**Set exercise:**
Everything from the line containing "Write the seaborn" to the line containing "fontsize=24, fontweight='bold', labelpad=6)", both lines included, must be copied exactly; nothing else should be.

**The data:**

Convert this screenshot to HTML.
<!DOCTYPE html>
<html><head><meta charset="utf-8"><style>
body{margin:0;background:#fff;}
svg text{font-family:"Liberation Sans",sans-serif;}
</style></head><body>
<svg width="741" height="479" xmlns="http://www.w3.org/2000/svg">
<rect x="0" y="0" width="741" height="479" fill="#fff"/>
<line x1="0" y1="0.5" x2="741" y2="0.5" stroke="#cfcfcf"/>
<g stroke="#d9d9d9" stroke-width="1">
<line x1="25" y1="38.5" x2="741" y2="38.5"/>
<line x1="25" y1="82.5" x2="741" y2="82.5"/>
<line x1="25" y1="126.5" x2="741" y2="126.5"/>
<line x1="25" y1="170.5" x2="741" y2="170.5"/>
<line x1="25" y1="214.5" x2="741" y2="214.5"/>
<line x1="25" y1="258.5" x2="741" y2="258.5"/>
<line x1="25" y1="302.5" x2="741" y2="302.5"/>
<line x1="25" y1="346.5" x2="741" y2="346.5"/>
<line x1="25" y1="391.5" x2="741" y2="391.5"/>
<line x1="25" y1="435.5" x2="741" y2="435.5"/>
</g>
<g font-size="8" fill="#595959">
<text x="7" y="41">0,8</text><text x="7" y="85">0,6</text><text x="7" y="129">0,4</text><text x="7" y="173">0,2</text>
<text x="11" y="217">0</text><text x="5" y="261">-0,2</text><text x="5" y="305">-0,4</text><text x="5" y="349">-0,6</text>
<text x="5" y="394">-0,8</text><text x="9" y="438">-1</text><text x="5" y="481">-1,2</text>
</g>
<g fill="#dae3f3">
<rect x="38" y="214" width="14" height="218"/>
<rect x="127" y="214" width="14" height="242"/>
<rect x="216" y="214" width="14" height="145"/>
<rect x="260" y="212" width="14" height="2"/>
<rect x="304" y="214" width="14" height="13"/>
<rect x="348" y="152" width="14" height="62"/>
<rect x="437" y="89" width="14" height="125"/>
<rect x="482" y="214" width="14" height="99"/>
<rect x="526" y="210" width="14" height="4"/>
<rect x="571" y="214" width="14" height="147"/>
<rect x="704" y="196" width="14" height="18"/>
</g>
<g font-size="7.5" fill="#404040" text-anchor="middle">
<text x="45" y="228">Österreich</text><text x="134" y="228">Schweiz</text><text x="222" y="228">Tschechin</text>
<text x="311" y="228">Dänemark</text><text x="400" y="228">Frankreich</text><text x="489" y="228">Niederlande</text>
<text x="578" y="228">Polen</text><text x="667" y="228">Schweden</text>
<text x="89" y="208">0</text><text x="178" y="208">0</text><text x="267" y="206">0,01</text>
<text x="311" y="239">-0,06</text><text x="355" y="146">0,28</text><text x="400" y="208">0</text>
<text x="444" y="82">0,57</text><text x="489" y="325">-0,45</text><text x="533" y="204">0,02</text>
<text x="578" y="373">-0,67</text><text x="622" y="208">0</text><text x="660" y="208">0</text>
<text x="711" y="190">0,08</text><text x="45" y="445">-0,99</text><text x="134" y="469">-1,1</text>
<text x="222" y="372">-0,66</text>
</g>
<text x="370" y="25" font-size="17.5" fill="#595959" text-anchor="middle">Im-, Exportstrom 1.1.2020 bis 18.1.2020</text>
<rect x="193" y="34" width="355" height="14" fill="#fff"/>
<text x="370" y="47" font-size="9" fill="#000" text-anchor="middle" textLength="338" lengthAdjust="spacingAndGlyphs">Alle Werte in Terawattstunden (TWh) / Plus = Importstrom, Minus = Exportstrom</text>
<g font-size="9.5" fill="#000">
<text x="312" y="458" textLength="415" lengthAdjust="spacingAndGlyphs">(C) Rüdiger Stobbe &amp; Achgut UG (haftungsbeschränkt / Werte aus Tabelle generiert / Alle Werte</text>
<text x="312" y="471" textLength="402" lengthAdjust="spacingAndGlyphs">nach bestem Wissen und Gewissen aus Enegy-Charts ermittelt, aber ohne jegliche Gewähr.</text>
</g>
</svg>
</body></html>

* * *

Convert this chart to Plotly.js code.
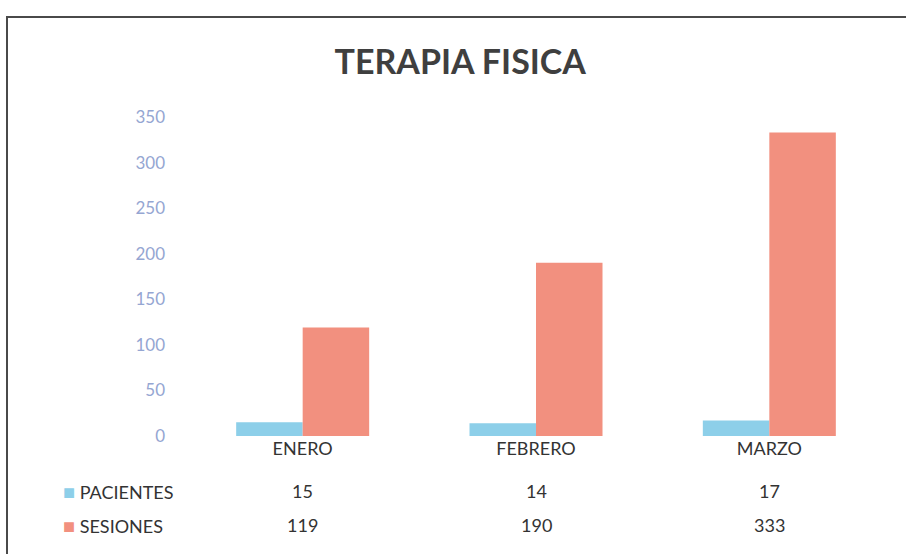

* * *

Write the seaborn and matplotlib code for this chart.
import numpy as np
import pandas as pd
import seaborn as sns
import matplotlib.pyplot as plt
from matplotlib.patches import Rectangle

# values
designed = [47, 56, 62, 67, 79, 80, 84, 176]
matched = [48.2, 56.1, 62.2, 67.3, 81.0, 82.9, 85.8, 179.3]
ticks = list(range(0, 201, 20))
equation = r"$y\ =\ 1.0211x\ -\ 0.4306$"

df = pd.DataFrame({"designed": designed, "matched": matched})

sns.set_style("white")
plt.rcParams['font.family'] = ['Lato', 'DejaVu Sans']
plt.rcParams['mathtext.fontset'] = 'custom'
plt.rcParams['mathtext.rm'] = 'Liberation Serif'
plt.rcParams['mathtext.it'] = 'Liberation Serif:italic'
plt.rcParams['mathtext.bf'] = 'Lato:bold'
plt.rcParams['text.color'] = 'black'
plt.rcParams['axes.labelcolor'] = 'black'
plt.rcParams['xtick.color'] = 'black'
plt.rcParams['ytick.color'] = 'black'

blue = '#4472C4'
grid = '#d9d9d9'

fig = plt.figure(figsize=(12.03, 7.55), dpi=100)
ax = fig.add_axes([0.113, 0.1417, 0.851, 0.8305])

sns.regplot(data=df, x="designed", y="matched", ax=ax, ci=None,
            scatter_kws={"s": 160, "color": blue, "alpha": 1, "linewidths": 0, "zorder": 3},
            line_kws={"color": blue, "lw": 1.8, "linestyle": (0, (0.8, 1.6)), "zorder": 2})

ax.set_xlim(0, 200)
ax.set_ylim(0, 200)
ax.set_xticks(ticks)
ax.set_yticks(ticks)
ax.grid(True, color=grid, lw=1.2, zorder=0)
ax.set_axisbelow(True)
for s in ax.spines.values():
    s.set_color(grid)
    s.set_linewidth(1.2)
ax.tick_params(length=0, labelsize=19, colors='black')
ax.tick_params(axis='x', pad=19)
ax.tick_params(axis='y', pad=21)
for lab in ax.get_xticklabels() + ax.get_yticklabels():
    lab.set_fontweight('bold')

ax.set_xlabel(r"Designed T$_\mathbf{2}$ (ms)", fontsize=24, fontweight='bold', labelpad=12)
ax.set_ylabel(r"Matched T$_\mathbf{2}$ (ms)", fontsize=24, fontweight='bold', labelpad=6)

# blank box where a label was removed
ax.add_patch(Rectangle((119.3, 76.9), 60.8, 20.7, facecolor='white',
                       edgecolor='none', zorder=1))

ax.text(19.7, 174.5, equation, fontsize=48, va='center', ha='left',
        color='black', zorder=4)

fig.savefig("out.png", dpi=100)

**Exercise response:**
Write the seaborn and matplotlib code for this chart.
import numpy as np
import pandas as pd
import seaborn as sns
import matplotlib.pyplot as plt
from matplotlib.patches import Rectangle

# values
designed = [47, 56, 62, 67, 79, 80, 84, 176]
matched = [48.2, 56.1, 62.2, 67.3, 81.0, 82.9, 85.8, 179.3]
ticks = list(range(0, 201, 20))
equation = r"$y\ =\ 1.0211x\ -\ 0.4306$"

df = pd.DataFrame({"designed": designed, "matched": matched})

sns.set_style("white")
plt.rcParams['font.family'] = ['Lato', 'DejaVu Sans']
plt.rcParams['mathtext.fontset'] = 'custom'
plt.rcParams['mathtext.rm'] = 'Liberation Serif'
plt.rcParams['mathtext.it'] = 'Liberation Serif:italic'
plt.rcParams['mathtext.bf'] = 'Lato:bold'
plt.rcParams['text.color'] = 'black'
plt.rcParams['axes.labelcolor'] = 'black'
plt.rcParams['xtick.color'] = 'black'
plt.rcParams['ytick.color'] = 'black'

blue = '#4472C4'
grid = '#d9d9d9'

fig = plt.figure(figsize=(12.03, 7.55), dpi=100)
ax = fig.add_axes([0.113, 0.1417, 0.851, 0.8305])

sns.regplot(data=df, x="designed", y="matched", ax=ax, ci=None,
            scatter_kws={"s": 160, "color": blue, "alpha": 1, "linewidths": 0, "zorder": 3},
            line_kws={"color": blue, "lw": 1.8, "linestyle": (0, (0.8, 1.6)), "zorder": 2})

ax.set_xlim(0, 200)
ax.set_ylim(0, 200)
ax.set_xticks(ticks)
ax.set_yticks(ticks)
ax.grid(True, color=grid, lw=1.2, zorder=0)
ax.set_axisbelow(True)
for s in ax.spines.values():
    s.set_color(grid)
    s.set_linewidth(1.2)
ax.tick_params(length=0, labelsize=19, colors='black')
ax.tick_params(axis='x', pad=19)
ax.tick_params(axis='y', pad=21)
for lab in ax.get_xticklabels() + ax.get_yticklabels():
    lab.set_fontweight('bold')

ax.set_xlabel(r"Designed T$_\mathbf{2}$ (ms)", fontsize=24, fontweight='bold', labelpad=12)
ax.set_ylabel(r"Matched T$_\mathbf{2}$ (ms)", fontsize=24, fontweight='bold', labelpad=6)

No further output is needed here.